§ Data segment:
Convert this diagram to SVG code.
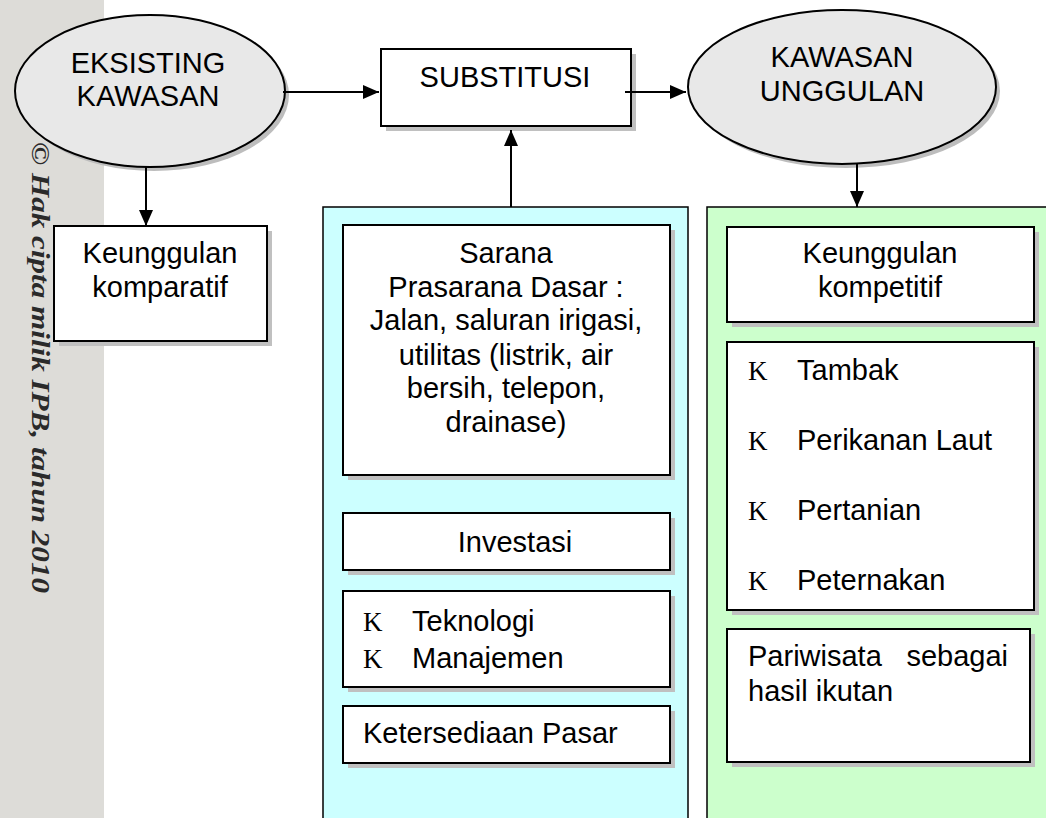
<svg xmlns="http://www.w3.org/2000/svg" width="1046" height="818" viewBox="0 0 1046 818">
<style>
.t{font-family:"Liberation Sans",Arial,sans-serif;font-size:29px;fill:#000}
.c{text-anchor:middle}
.k{font-family:"Liberation Serif","Times New Roman",serif;font-size:27px;fill:#000}
.box{fill:#fff;stroke:#000;stroke-width:2}
.sh{fill:#c0c0c0}
.ell{fill:#e8e8e8;stroke:#000;stroke-width:2}
.esh{fill:#bdbdbd}
.ln{stroke:#000;stroke-width:2;fill:none}
</style>
<defs>
<marker id="ah" markerUnits="userSpaceOnUse" markerWidth="16" markerHeight="16" viewBox="0 0 16 16" refX="16" refY="8" orient="auto">
<path d="M0,1 L16,8 L0,15 Z" fill="#000"/>
</marker>
</defs>
<rect x="0" y="0" width="1046" height="818" fill="#fff"/>
<g id="watermark">
<rect x="0" y="0" width="104" height="818" fill="#dddcd8"/>
<text x="142" y="-32" transform="rotate(90)" font-family="Liberation Serif,'Times New Roman',serif" font-size="25" font-weight="bold" font-style="italic" fill="#2a2a2a" textLength="451" lengthAdjust="spacingAndGlyphs">© Hak cipta milik IPB, tahun 2010</text>
</g>
<g id="panel-blue">
<rect x="323" y="207" width="365" height="620" fill="#ccffff" stroke="#000" stroke-width="1.5"/>
</g>
<g id="panel-green">
<rect x="707" y="207" width="360" height="620" fill="#ccffcc" stroke="#000" stroke-width="1.5"/>
</g>
<g id="eksisting">
<ellipse cx="154" cy="95" rx="135" ry="76" class="esh"/>
<ellipse cx="150" cy="91" rx="135" ry="76" class="ell"/>
<text class="t c" x="148" y="73">EKSISTING</text>
<text class="t c" x="148" y="106">KAWASAN</text>
</g>
<g id="substitusi">
<rect x="386" y="54" width="250" height="77" class="sh"/>
<rect x="381" y="49" width="250" height="77" class="box"/>
<text class="t c" x="505" y="87">SUBSTITUSI</text>
</g>
<g id="kawasan-unggulan">
<ellipse cx="846" cy="91" rx="154" ry="77" class="esh"/>
<ellipse cx="842" cy="87" rx="154" ry="77" class="ell"/>
<text class="t c" x="842" y="67">KAWASAN</text>
<text class="t c" x="842" y="101">UNGGULAN</text>
</g>
<g id="komparatif">
<rect x="59" y="231" width="213" height="115" class="sh"/>
<rect x="54" y="226" width="213" height="115" class="box"/>
<text class="t c" x="160" y="263">Keunggulan</text>
<text class="t c" x="160" y="297">komparatif</text>
</g>
<g id="sarana">
<rect x="348" y="230" width="327" height="250" class="sh"/>
<rect x="343" y="225" width="327" height="250" class="box"/>
<text class="t c" x="506" y="263">Sarana</text>
<text class="t c" x="506" y="297">Prasarana Dasar :</text>
<text class="t c" x="506" y="330">Jalan, saluran irigasi,</text>
<text class="t c" x="506" y="365">utilitas (listrik, air</text>
<text class="t c" x="506" y="398">bersih, telepon,</text>
<text class="t c" x="506" y="432">drainase)</text>
</g>
<g id="investasi">
<rect x="348" y="518" width="327" height="57" class="sh"/>
<rect x="343" y="513" width="327" height="57" class="box"/>
<text class="t c" x="515" y="552">Investasi</text>
</g>
<g id="teknologi">
<rect x="348" y="596" width="327" height="96" class="sh"/>
<rect x="343" y="591" width="327" height="96" class="box"/>
<text class="k" x="363" y="631">K</text>
<text class="t" x="412" y="631">Teknologi</text>
<text class="k" x="363" y="668">K</text>
<text class="t" x="412" y="668">Manajemen</text>
</g>
<g id="pasar">
<rect x="348" y="711" width="327" height="57" class="sh"/>
<rect x="343" y="706" width="327" height="57" class="box"/>
<text class="t" x="363" y="743">Ketersediaan Pasar</text>
</g>
<g id="kompetitif">
<rect x="732" y="232" width="307" height="95" class="sh"/>
<rect x="727" y="227" width="307" height="95" class="box"/>
<text class="t c" x="880" y="263">Keunggulan</text>
<text class="t c" x="880" y="297">kompetitif</text>
</g>
<g id="sektor">
<rect x="732" y="347" width="307" height="268" class="sh"/>
<rect x="727" y="342" width="307" height="268" class="box"/>
<text class="k" x="748" y="380">K</text>
<text class="t" x="797" y="380">Tambak</text>
<text class="k" x="748" y="450">K</text>
<text class="t" x="797" y="450">Perikanan Laut</text>
<text class="k" x="748" y="520">K</text>
<text class="t" x="797" y="520">Pertanian</text>
<text class="k" x="748" y="590">K</text>
<text class="t" x="797" y="590">Peternakan</text>
</g>
<g id="pariwisata">
<rect x="732" y="634" width="303" height="133" class="sh"/>
<rect x="727" y="629" width="303" height="133" class="box"/>
<text class="t" x="748" y="666">Pariwisata</text>
<text class="t" x="1008" y="666" text-anchor="end">sebagai</text>
<text class="t" x="748" y="701">hasil ikutan</text>
</g>
<g id="connectors">
<line x1="283" y1="92" x2="379" y2="92" class="ln" marker-end="url(#ah)"/>
<line x1="625" y1="92" x2="686" y2="92" class="ln" marker-end="url(#ah)"/>
<line x1="146" y1="167" x2="146" y2="226" class="ln" marker-end="url(#ah)"/>
<line x1="511" y1="207" x2="511" y2="130" class="ln" marker-end="url(#ah)"/>
<line x1="857" y1="164" x2="857" y2="207" class="ln" marker-end="url(#ah)"/>
</g>
</svg>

§ Exercise: Reproduce the material word for word, minus the images.

§ Correct result:
Convert this diagram to SVG code.
<svg xmlns="http://www.w3.org/2000/svg" width="1046" height="818" viewBox="0 0 1046 818">
<style>
.t{font-family:"Liberation Sans",Arial,sans-serif;font-size:29px;fill:#000}
.c{text-anchor:middle}
.k{font-family:"Liberation Serif","Times New Roman",serif;font-size:27px;fill:#000}
.box{fill:#fff;stroke:#000;stroke-width:2}
.sh{fill:#c0c0c0}
.ell{fill:#e8e8e8;stroke:#000;stroke-width:2}
.esh{fill:#bdbdbd}
.ln{stroke:#000;stroke-width:2;fill:none}
</style>
<defs>
<marker id="ah" markerUnits="userSpaceOnUse" markerWidth="16" markerHeight="16" viewBox="0 0 16 16" refX="16" refY="8" orient="auto">
<path d="M0,1 L16,8 L0,15 Z" fill="#000"/>
</marker>
</defs>
<rect x="0" y="0" width="1046" height="818" fill="#fff"/>
<g id="watermark">
<rect x="0" y="0" width="104" height="818" fill="#dddcd8"/>
<text x="142" y="-32" transform="rotate(90)" font-family="Liberation Serif,'Times New Roman',serif" font-size="25" font-weight="bold" font-style="italic" fill="#2a2a2a" textLength="451" lengthAdjust="spacingAndGlyphs">© Hak cipta milik IPB, tahun 2010</text>
</g>
<g id="panel-blue">
<rect x="323" y="207" width="365" height="620" fill="#ccffff" stroke="#000" stroke-width="1.5"/>
</g>
<g id="panel-green">
<rect x="707" y="207" width="360" height="620" fill="#ccffcc" stroke="#000" stroke-width="1.5"/>
</g>
<g id="eksisting">
<ellipse cx="154" cy="95" rx="135" ry="76" class="esh"/>
<ellipse cx="150" cy="91" rx="135" ry="76" class="ell"/>
<text class="t c" x="148" y="73">EKSISTING</text>
<text class="t c" x="148" y="106">KAWASAN</text>
</g>
<g id="substitusi">
<rect x="386" y="54" width="250" height="77" class="sh"/>
<rect x="381" y="49" width="250" height="77" class="box"/>
<text class="t c" x="505" y="87">SUBSTITUSI</text>
</g>
<g id="kawasan-unggulan">
<ellipse cx="846" cy="91" rx="154" ry="77" class="esh"/>
<ellipse cx="842" cy="87" rx="154" ry="77" class="ell"/>
<text class="t c" x="842" y="67">KAWASAN</text>
<text class="t c" x="842" y="101">UNGGULAN</text>
</g>
<g id="komparatif">
<rect x="59" y="231" width="213" height="115" class="sh"/>
<rect x="54" y="226" width="213" height="115" class="box"/>
<text class="t c" x="160" y="263">Keunggulan</text>
<text class="t c" x="160" y="297">komparatif</text>
</g>
<g id="sarana">
<rect x="348" y="230" width="327" height="250" class="sh"/>
<rect x="343" y="225" width="327" height="250" class="box"/>
<text class="t c" x="506" y="263">Sarana</text>
<text class="t c" x="506" y="297">Prasarana Dasar :</text>
<text class="t c" x="506" y="330">Jalan, saluran irigasi,</text>
<text class="t c" x="506" y="365">utilitas (listrik, air</text>
<text class="t c" x="506" y="398">bersih, telepon,</text>
<text class="t c" x="506" y="432">drainase)</text>
</g>
<g id="investasi">
<rect x="348" y="518" width="327" height="57" class="sh"/>
<rect x="343" y="513" width="327" height="57" class="box"/>
<text class="t c" x="515" y="552">Investasi</text>
</g>
<g id="teknologi">
<rect x="348" y="596" width="327" height="96" class="sh"/>
<rect x="343" y="591" width="327" height="96" class="box"/>
<text class="k" x="363" y="631">K</text>
<text class="t" x="412" y="631">Teknologi</text>
<text class="k" x="363" y="668">K</text>
<text class="t" x="412" y="668">Manajemen</text>
</g>
<g id="pasar">
<rect x="348" y="711" width="327" height="57" class="sh"/>
<rect x="343" y="706" width="327" height="57" class="box"/>
<text class="t" x="363" y="743">Ketersediaan Pasar</text>
</g>
<g id="kompetitif">
<rect x="732" y="232" width="307" height="95" class="sh"/>
<rect x="727" y="227" width="307" height="95" class="box"/>
<text class="t c" x="880" y="263">Keunggulan</text>
<text class="t c" x="880" y="297">kompetitif</text>
</g>
<g id="sektor">
<rect x="732" y="347" width="307" height="268" class="sh"/>
<rect x="727" y="342" width="307" height="268" class="box"/>
<text class="k" x="748" y="380">K</text>
<text class="t" x="797" y="380">Tambak</text>
<text class="k" x="748" y="450">K</text>
<text class="t" x="797" y="450">Perikanan Laut</text>
<text class="k" x="748" y="520">K</text>
<text class="t" x="797" y="520">Pertanian</text>
<text class="k" x="748" y="590">K</text>
<text class="t" x="797" y="590">Peternakan</text>
</g>
<g id="pariwisata">
<rect x="732" y="634" width="303" height="133" class="sh"/>
<rect x="727" y="629" width="303" height="133" class="box"/>
<text class="t" x="748" y="666">Pariwisata</text>
<text class="t" x="1008" y="666" text-anchor="end">sebagai</text>
<text class="t" x="748" y="701">hasil ikutan</text>
</g>
<g id="connectors">
<line x1="283" y1="92" x2="379" y2="92" class="ln" marker-end="url(#ah)"/>
<line x1="625" y1="92" x2="686" y2="92" class="ln" marker-end="url(#ah)"/>
<line x1="146" y1="167" x2="146" y2="226" class="ln" marker-end="url(#ah)"/>
<line x1="511" y1="207" x2="511" y2="130" class="ln" marker-end="url(#ah)"/>
<line x1="857" y1="164" x2="857" y2="207" class="ln" marker-end="url(#ah)"/>
</g>
</svg>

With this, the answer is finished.